How Organizations Can Help Their New Hires

Starting a new job at a new company is both exciting and overwhelming. Newly hired employees bring all their talents and experiences to their new workplace, but have trouble adjusting to the new environment. Every organization possesses their own rules, operations, and culture. Acclimating to a different workplace is challenging and takes time for a new employee to feel comfortable. This is how organizations can help their new hires adjust to their new work environment.

​Mentoring and Guidance
New employees need help navigating around the office as well as understanding how an organization runs. On their first day, the new hire should be given a mentor or guide to help them learn. Every organization operates to different standards depending on the industry. Mentors provide their knowledge of the organization to the new employee, and teach them how to go about their work. A mentor also becomes a person the new employee can count on and talk to.

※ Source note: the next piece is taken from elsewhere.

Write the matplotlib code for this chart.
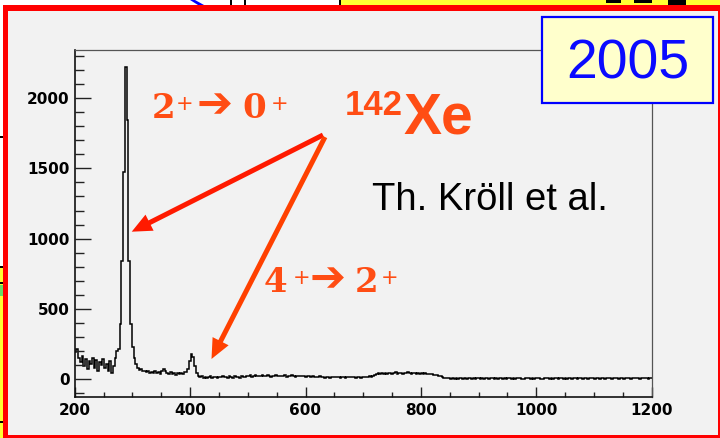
import numpy as np
import matplotlib
matplotlib.use("Agg")
import matplotlib.pyplot as plt
from matplotlib.patches import Rectangle, FancyArrow, Polygon
from matplotlib.transforms import Affine2D
from matplotlib.ticker import MultipleLocator

# ---------------- data ----------------
energy_start = 200      # keV, lower edge of first bin
bin_width = 3           # keV
counts = [
    # 200 - 272 keV
    190, 215, 150, 120, 165, 95, 140, 70, 125, 105, 150, 80,
    135, 60, 120, 100, 145, 75, 110, 55, 125, 40, 95, 150,
    # 272 - 299 keV  (2+ -> 0+ peak)
    200, 215, 393, 843, 1475, 2224, 1844, 843, 392,
    # 299 - 395 keV
    230, 150, 105, 80, 65, 72, 55, 60, 48, 58, 45, 52, 40, 55, 42, 50,
    38, 60, 72, 58, 45, 38, 48, 35, 42, 30, 40, 35, 45, 38, 52, 48,
    # 395 - 419 keV  (4+ -> 2+ peak)
    70, 125, 178, 160, 90, 40, 22, 12,
    # 419 - 500 keV
    18, 10, 15, 6, 14, 20, 9, 16, 12, 8, 17, 13, 22, 11, 15, 7, 18, 14,
    10, 19, 13, 16, 9, 21, 15, 12, 18,
    # 500 - 620 keV
    20, 26, 17, 24, 30, 19, 25, 22, 28, 18, 23, 27, 21, 16, 25, 20, 29, 22,
    18, 24, 21, 26, 17, 23, 19, 27, 22, 15, 24, 20, 18, 25, 21, 16, 22, 19,
    14, 20, 17, 15,
    # 620 - 722 keV
    14, 18, 12, 16, 10, 15, 13, 9, 17, 12, 14, 11, 16, 10, 13, 15, 9, 14,
    12, 17, 11, 13, 10, 15, 12, 9, 14, 16, 11, 13, 18, 15, 22, 28,
    # 722 - 830 keV
    34, 40, 36, 44, 38, 42, 35, 46, 40, 37, 43, 48, 39, 45, 41, 36, 44, 40,
    47, 42, 38, 45, 41, 36, 43, 39, 44, 37, 41, 35, 38, 33, 36, 30, 32, 27,
    # 830 - 1202 keV
    22, 18, 12, 9, 7, 5,
    4, 2, 6, 3, 5, 1, 4, 7, 3, 5, 2, 6, 4, 3, 8, 2, 5, 4, 1, 6, 3, 5, 7, 2,
    4, 6, 3, 5, 2, 4, 8, 3, 5, 1, 6, 4, 3, 7, 2, 5, 4, 6, 3, 2, 5, 7, 4, 3,
    6, 2, 5, 4, 8, 3, 1, 5, 4, 6, 3, 5, 2, 7, 4, 3, 5, 6, 2, 4, 3, 5, 4, 3,
    4, 5, 3, 4, 4, 3, 5, 4, 3, 4, 5, 4, 3, 4, 4, 3, 5, 4, 3, 4, 6, 4, 3, 5,
    8, 4, 3, 5, 4, 3, 4, 5, 6, 3, 7, 4, 5, 6, 3, 5, 4, 8, 5, 3, 6, 4,
]
x_major_ticks = [200, 400, 600, 800, 1000, 1200]
y_major_ticks = [0, 500, 1000, 1500, 2000]

edges = energy_start + bin_width * np.arange(len(counts) + 1)

# ---------------- figure ----------------
W, H = 720, 438
fig = plt.figure(figsize=(W / 100, H / 100), dpi=100)
fig.patch.set_facecolor("white")
# pixel coordinates, origin top-left
px = Affine2D().scale(0.01, -0.01).translate(0, H / 100) + fig.dpi_scale_trans


def rect(x0, y0, x1, y1, color, z=-5, **kw):
    fig.add_artist(Rectangle((x0, y0), x1 - x0, y1 - y0, transform=px,
                             facecolor=color, edgecolor="none", zorder=z, **kw))


# surrounding slide fragments
rect(339, 0, 720, 5, "#ffff33")
rect(339, 0, 341, 5, "black")
rect(606, 0, 621, 3, "black")
rect(634, 0, 652, 3, "black")
rect(668, 0, 686, 5, "black")
rect(230, 0, 232, 5, "black")
rect(244, 0, 246, 5, "black")
fig.add_artist(Polygon([(190, 0), (195, 0), (204, 5), (198, 5)], closed=True,
                       transform=px, facecolor="#0000ff", edgecolor="none", zorder=-5))
rect(0, 267, 3.3, 438, "#ffff33")
rect(0, 136, 3.3, 137.5, "black")
rect(0, 266, 3.3, 268, "black")
rect(0, 282, 3.3, 284, "black")
rect(0, 285, 3.3, 296, "#66dd66")
rect(0, 421, 3.3, 423, "black")

# red frame + grey pad
rect(3.3, 5, 720, 438, "#ff0000", z=-4)
rect(8.3, 10.7, 718, 435, "#f2f2f2", z=-3)

# ---------------- axes ----------------
L, R, T, B = 74.7, 651.7, 50, 397
ax = fig.add_axes([L / W, 1 - B / H, (R - L) / W, (B - T) / H])
ax.set_facecolor("#f2f2f2")
ax.stairs(counts, edges, baseline=None, color="black", lw=1.1)
ax.set_xlim(200, 1200)
ax.set_ylim(-128, 2343)

ax.set_xticks(x_major_ticks)
ax.set_yticks(y_major_ticks)
ax.xaxis.set_minor_locator(MultipleLocator(50))
ax.yaxis.set_minor_locator(MultipleLocator(100))
tick_col = "#222222"
ax.tick_params(axis="x", which="major", direction="in", length=7, width=1,
               pad=4, color=tick_col, labelsize=11)
ax.tick_params(axis="x", which="minor", direction="in", length=3.6, width=1,
               color=tick_col)
ax.tick_params(axis="y", which="major", direction="in", length=11.5, width=1,
               pad=3.5, color=tick_col, labelsize=11)
ax.tick_params(axis="y", which="minor", direction="in", length=6.8, width=1,
               color=tick_col)
for lbl in ax.get_xticklabels() + ax.get_yticklabels():
    lbl.set_fontweight("bold")
    lbl.set_family("DejaVu Sans")

for s in ("left", "bottom"):
    ax.spines[s].set_color("#111111")
    ax.spines[s].set_linewidth(1.2)
for s in ("top", "right"):
    ax.spines[s].set_color("#555555")
    ax.spines[s].set_linewidth(0.9)

# ---------------- annotations ----------------
orange = "#ff4d14"


def t(x, y, s, size, color, family="DejaVu Sans", weight="normal",
      ha="left", va="baseline", z=6):
    fig.text(x, y, s, transform=px, fontsize=size, color=color,
             family=family, weight=weight, ha=ha, va=va, zorder=z)


# 2+ -> 0+
t(152, 118.3, "2", 24.5, orange, "DejaVu Serif", "bold")
t(175.5, 103.5, "+", 15, orange, va="center")
t(197, 105, "\u2794", 31, orange, weight="bold", va="center")
t(242, 118.3, "0", 24.5, orange, "DejaVu Serif", "bold")
t(270.5, 103.5, "+", 15, orange, va="center")

# 4+ -> 2+
t(264, 292.5, "4", 24.5, orange, "DejaVu Serif", "bold")
t(292.5, 278, "+", 15, orange, va="center")
t(310, 279, "\u2794", 31, orange, weight="bold", va="center")
t(355, 292.5, "2", 24.5, orange, "DejaVu Serif", "bold")
t(380.5, 278, "+", 15, orange, va="center")

# 142Xe
t(345, 115, "142", 25, orange, "Liberation Sans", "bold")
t(404, 133, "Xe", 41, orange, "Liberation Sans", "bold")

# author
t(372, 210, "Th. Kröll et al.", 27.5, "black", "Liberation Sans")

# arrows
fig.add_artist(FancyArrow(323, 135, 131.7 - 323, 231.7 - 135, width=5,
                          head_width=18, head_length=20,
                          length_includes_head=True, transform=px,
                          facecolor="#ff1a00", edgecolor="none", zorder=5))
fig.add_artist(FancyArrow(325, 137, 211.5 - 325, 359 - 137, width=5,
                          head_width=18, head_length=20,
                          length_includes_head=True, transform=px,
                          facecolor="#ff4000", edgecolor="none", zorder=5))

# year box
fig.add_artist(Rectangle((541.7, 17.3), 713 - 541.7, 103.3 - 17.3, transform=px,
                         facecolor="#ffffcc", edgecolor="#0000ff", lw=1.6,
                         zorder=7))
t(628, 78.3, "2005", 40, "#0a0aff", "Liberation Sans", ha="center", z=8)

fig.savefig("out.png", dpi=100)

They will help the new hire feel welcomed, making it easier for them to adjust to their surroundings.

Workshops and Online Classes
Employees want to be given the opportunity to learn and develop their skills. Organizations that provide these benefits are known to have a healthier work environment and better work ethics. Workshops and online classes teaching human error reduction training, especially, benefit the new employees. New employees are given a step ahead in their new role by learning how to avoid human errors earlier rather than later. Since they are already adapting to their new position, implementing what they learned from the workshops is a faster process compared to an employee who has been in the organization longer.

​Emotional Support and Communication
As claimed before, starting a new position in a new organization is overwhelming for a new employee. They need to feel supported by the organization to have a higher chance of success. On the first day, be sure to let the new hires know they can voice their concerns or notify someone if they are struggling with an assignment. Opening communication should always be an organizational standard.